I wasn’t the only one who responded to Kraftwerk’s clean utopian mechanization. Inner city black DJs in NYC started playing their records at dances. One group, Soulsonic Force, had an early rap hit with a track they called Planet Rock which was nothing but a slightly reordered combination of a track from Kraftwerk’s 1977 benchmark album Trans-Europe Express (widely considered (but not by me) the best album in their arsenal) and the rhythm track from the song Numbers, found on Computer World. At the same time, DJ’s in Detroit started playing Kraftwerk at dances and modeling their own dance music after the German pioneers. The combination of cheap electronics and a fondness for the mechanization and celebrated artifice of Kraftwerk led to the birth of techno, which started the whole rave culture and set the groundwork for today’s burgeoning electronica scene.
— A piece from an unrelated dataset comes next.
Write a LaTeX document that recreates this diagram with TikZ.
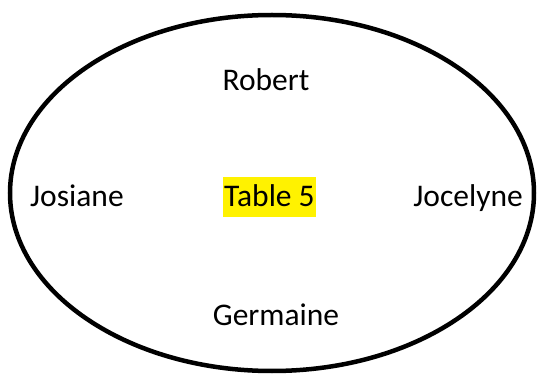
\documentclass[tikz,border=0pt]{standalone}
\usepackage{fontspec}
\setmainfont{Carlito}
\usepackage{tikz}
\usetikzlibrary{positioning}
\tikzstyle{guest} = [inner sep=0pt, font=\fontsize{31.5}{38}\selectfont]
\tikzstyle{tablename} = [guest, fill=yellow, inner xsep=1pt, inner ysep=0pt, text height=30pt, text depth=10pt]
\tikzstyle{rim} = [line width=4.5pt]

\begin{document}
\begin{tikzpicture}[x=1pt,y=1pt]
	\useasboundingbox (0,0) rectangle (539,373);
	\draw [rim] (272,180) ellipse [x radius=262, y radius=178];
	\node (table5) [tablename, anchor=base] at (269.5,166) {Table 5};
	\node (robert) [guest, anchor=base] at (266,282) {Robert};
	\node (germaine) [guest, anchor=base] at (276,48) {Germaine};
	\node (josiane) [guest, anchor=base west] at (30,167) {Josiane};
	\node (jocelyne) [guest, anchor=base east] at (523,167) {Jocelyne};
\end{tikzpicture}
\end{document}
It’s curious that Kraftwerk, a group accused (not unfairly) of being soulless, should be so embraced by those groups most frequently associated with soul, growing up in the bloated, empty shadow of Motown.
Kraftwerk went into hiding after their next album, Electric Café, hit the stores in 1986, and, except for one single Expo 2000 produced for the turn of the millennium, they remained silent for almost 18 years (beating out Peter Gabriel and XTC for the longest dormant without being dead record), although the word is that the two founders, Ralf Hutter and Florian Schneider, still got together to play music with each other and their beloved machines every day. Finally, they broke their silence with 2003’s Tour de France Soundtracks, an expansion of a single released 20 years earlier. The tracks sound great and entirely up-to-date, without significantly updating their sound, and the famous bike race is a fitting subject for their interest and enthusiasm for the man/machine interface. They have even recently started touring again, showing up at festivals and raves and getting ecstatic receptions from legions of fans who weren’t born when Kraftwerk first laid out the plans for the future of music, a future that has come to full fruition under their watchful mechanical eyes.
Because of their vision and appeal and their steadfast integrity, Kraftwerk became one of the most significant cornerstones of contemporary music. Their embrace of technology and computers anticipated the wired Y2K world by 30 years. Today, anybody who uses a synthesizer or enjoys dance music owes a huge debt, whether acknowledged or not, to the soulless power station from Germany. And that, G, is why Kraftwerk is so important.